Yewbetcha.  However, the courts, ultimately, the Supreme Court, need, in the end, to rule decisively that no company gets to steal a man’s personally identifying information—which his face assuredly is in this day of highly accurate facial recognition software—and theft is what it is when the data are taken without permission.

It’s even worse when these data, these facial recognition image outputs, are monetized for the benefit of the company in question with that done behind the individuals’ backs, too.

The Roll of Central Banks

In his piece about Brexit and the UK’s second quarter contraction, Paul Hannon wondered about the role of central banks generally in keep[ing] the global economy growing if trade disputes escalate. Can they even do so, he asked.

I say the question is a non sequitur. It’s not up to central banks to keep the global economy growing. It’s each central bank’s job to maintain stable prices in its respective nation. Central banks certainly can coordinate their actions with each other, but that can be done legitimately only with each bank’s own national interests in mind, not those of any other nation or collection of them.

If central banks stick to that simple (and not so simple) task, their respective nations’ economies will have a better chance of staying healthy and growing, and that will aggregate to a healthy and growing “global” economy.

Against that, trade disputes are relatively minor bumps.  Economic wars, such as the one the PRC has been waging against the US and against the West generally for decades, are much more serious threats to the global economy and to individual national economies, but that doesn’t alter in the slightest the responsibility of national central banks.

Nice Things

President Xi Jinping and his cronies in the People’s Republic of China government look like they’re settling in for a long trade war with us. The claim, too, is that deteriorating relations with us, and allowing them to deteriorate further, are a sign of Xi’s strength as a leader of the government and of the Communist Party of China.

This misunderstands, though: those deteriorating relations are a good illustration of Xi’s weakness as a leader, not his strength. It takes strength, mind you, to be willing to change course when the chosen one proves…inopportune.

There’s this, too, from Shi Yinhong, Director of the Center on American Studies at Renmin University in Beijing:

Trump’s actions have seriously agitated the Chinese leadership, who now realize that there’s no chance of reaching a fair deal with the US.

Right.  Because it’s unfair of us to demand the PRC stop stealing our intellectual property and our technological secrets. It’s unfair of us to object to the PRC extorting tech transfers and domestic “partnerships” and requiring backdoors into proprietary operating software, all as a condition of doing business in the PRC.

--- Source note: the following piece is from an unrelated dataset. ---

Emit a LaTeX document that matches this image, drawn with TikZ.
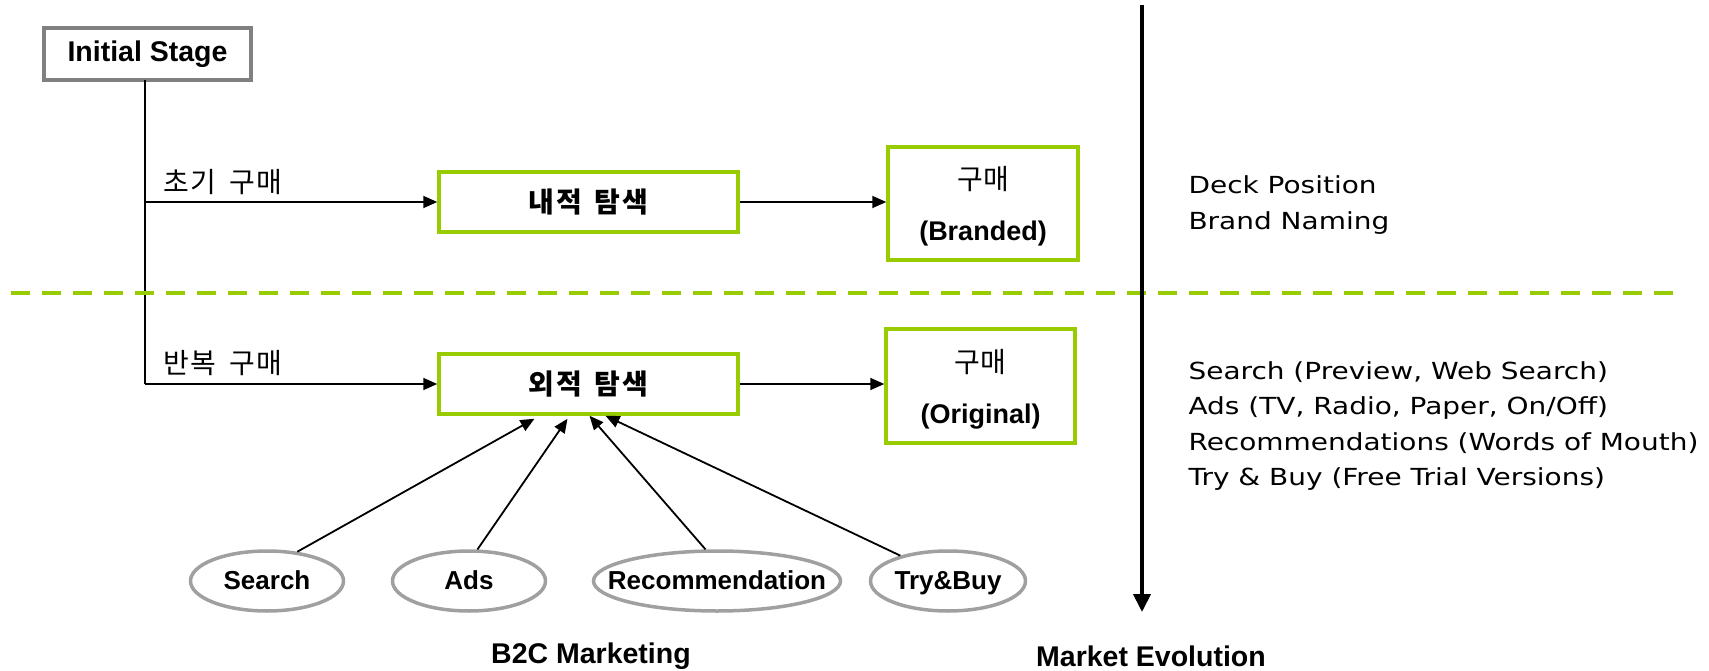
\documentclass[tikz,border=0pt]{standalone}
\usepackage{fontspec}
\setmainfont{Liberation Sans}
\newfontfamily\kor{Noto Sans CJK KR}
\newfontfamily\korwide[LetterSpace=6,WordSpace=1.6]{Noto Sans CJK KR}
\newfontfamily\plain[FakeStretch=1.19]{DejaVu Sans}
\usetikzlibrary{arrows.meta,shapes.geometric}
\definecolor{leaf}{HTML}{99CC00}
\definecolor{stone}{HTML}{808080}
\definecolor{pebble}{HTML}{A0A0A0}
\tikzset{
  stagebox/.style={draw=stone, line width=3.5pt, fill=white, inner sep=0pt,
    font=\fontsize{28.5}{30}\selectfont\bfseries},
  greenbox/.style={draw=leaf, line width=3.5pt, fill=white, inner sep=0pt},
  searchbox/.style={greenbox, minimum width=299pt, minimum height=60pt,
    font=\korwide\fontsize{28}{30}\selectfont\bfseries},
  buybox/.style={greenbox, align=center, inner sep=0pt},
  source/.style={ellipse, draw=pebble, line width=3.5pt, inner sep=0pt,
    minimum height=60pt, font=\fontsize{26}{28}\selectfont\bfseries},
  flow/.style={line width=1.8pt, -{Triangle[length=14pt,width=12pt]}},
  branch/.style={font=\korwide\fontsize{28}{30}\selectfont, anchor=west},
  note/.style={font=\plain\fontsize{23.5}{35.2}\selectfont, anchor=west, align=left},
  caption/.style={font=\fontsize{28.5}{30}\selectfont\bfseries}
}
% two-line label of a purchase box
\newcommand{\buylabel}[1]{{\kor\fontsize{28}{30}\selectfont\rule{0pt}{29.4pt}구매}\\[28.4pt]{\fontsize{27}{30}\selectfont\bfseries #1}}
% centred ellipse text that ignores descenders
\newcommand{\srclabel}[1]{\makebox[0pt]{\smash{#1}\vphantom{T}}}
\begin{document}
\begin{tikzpicture}[x=1pt,y=-1pt]
\useasboundingbox[fill=white] (0,0) rectangle (1709,671);

% starting point
\node[stagebox, minimum width=207pt, minimum height=52pt] (init) at (147.5,54) {Initial Stage};

% search boxes
\node[searchbox] (inner) at (588.5,202) {내적 탐색};
\node[searchbox] (outer) at (588.5,384) {외적 탐색};

% purchase boxes
\node[buybox, minimum width=190pt, minimum height=113pt] (branded) at (983,203.5) {\buylabel{(Branded)}};
\node[buybox, minimum width=189pt, minimum height=114pt] (original) at (980.5,386) {\buylabel{(Original)}};

% marketing sources
\node[source, minimum width=153pt] (s1) at (267,581) {\srclabel{Search}};
\node[source, minimum width=153pt] (s2) at (469,581) {\srclabel{Ads}};
\node[source, minimum width=247pt] (s3) at (717,581) {\srclabel{Recommendation}};
\node[source, minimum width=155pt] (s4) at (948,581) {\srclabel{Try\&Buy}};

% branching trunk
\coordinate (top) at (145,80);
\coordinate (b1) at (top |- inner.west);
\coordinate (b2) at (top |- outer.west);
\draw[line width=1.8pt] (top) -- (b2);
\draw[flow] (b1) -- (inner.west);
\draw[flow] (b2) -- (outer.west);
\node[branch] (l1) at (160,182) {초기 구매};
\node[branch] (l2) at (160,363) {반복 구매};

\draw[flow] (inner.east) -- (branded.west |- inner.east);
\draw[flow] (outer.east) -- (original.west |- outer.east);

% sources feeding the external search
\draw[flow] (s1.44) -- ([xshift=-54pt,yshift=-3pt]outer.south);
\draw[flow] (s2.75) -- ([xshift=-21pt,yshift=-3pt]outer.south);
\draw[flow] (s3.110) -- ([xshift=1pt]outer.south);
\draw[flow] (s4.152) -- ([xshift=17pt]outer.south);

% divider between first and repeat purchase
\coordinate (dl) at (11,293);
\coordinate (dr) at (1673,293);
\draw[leaf, line width=4.5pt, dash pattern=on 19pt off 12pt] (dl) -- (dr);

% market evolution axis
\coordinate (et) at (1142,5);
\coordinate (eb) at (1142,612);
\draw[line width=4pt, -{Triangle[length=18pt,width=17pt]}] (et) -- (eb);

% notes on the right
\node[note] (n1) at (1185,205) {Deck Position\\Brand Naming};
\node[note] (n2) at (1185,426) {Search (Preview, Web Search)\\Ads (TV, Radio, Paper, On/Off)\\Recommendations (Words of Mouth)\\Try \& Buy (Free Trial Versions)};

% captions
\node[caption] (c1) at (591,656) {B2C Marketing};
\node[caption] (c2) at (1151,656) {Market Evolution};
\end{tikzpicture}
\end{document}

Even the PRC’s wartime decision to devalue its currency, intended to counter the effect of tariffs on its exports to the US, cannot work well over the intermediate- to long-term. That devalued currency serves to make imports into the PRC—things like oil and natural gas both as energy for production and as fuels for home heating, transportation, marine shipping and things like components for assembly into larger components or finished products in PRC factories—more expensive, it lowers the return on US and other dollar-denominated debt instruments, and through those, it drives up the cost of domestic products that depend on those imports.

It also encourages capital flight into a host of suddenly more valuable currencies—primarily dollars, but yen, won, euros, and pounds, also.

And: whether tariffs cost us more than the PRC’s counters cost them remains to be seen. However, that’s not a matter that can be assessed solely in dollars or yuan. Our economy is much larger, wealthier, and more diverse than is the PRC’s; we can absorb more such costs than it can.  And I haven’t gotten to the costs of military buildups.

Finally, there’s this on the PRC’s trade war: as companies continue to move their supply chains away from the PRC in response to the stress of this war, as sellers (including farmers) find other markets than the PRC for their goods and services (and crops), the PRC’s war is weaning these enterprises off the PRC market, which can only work to the PRC’s long-term detriment.

All of this illustrates why the good citizens of the PRC can’t have nice things.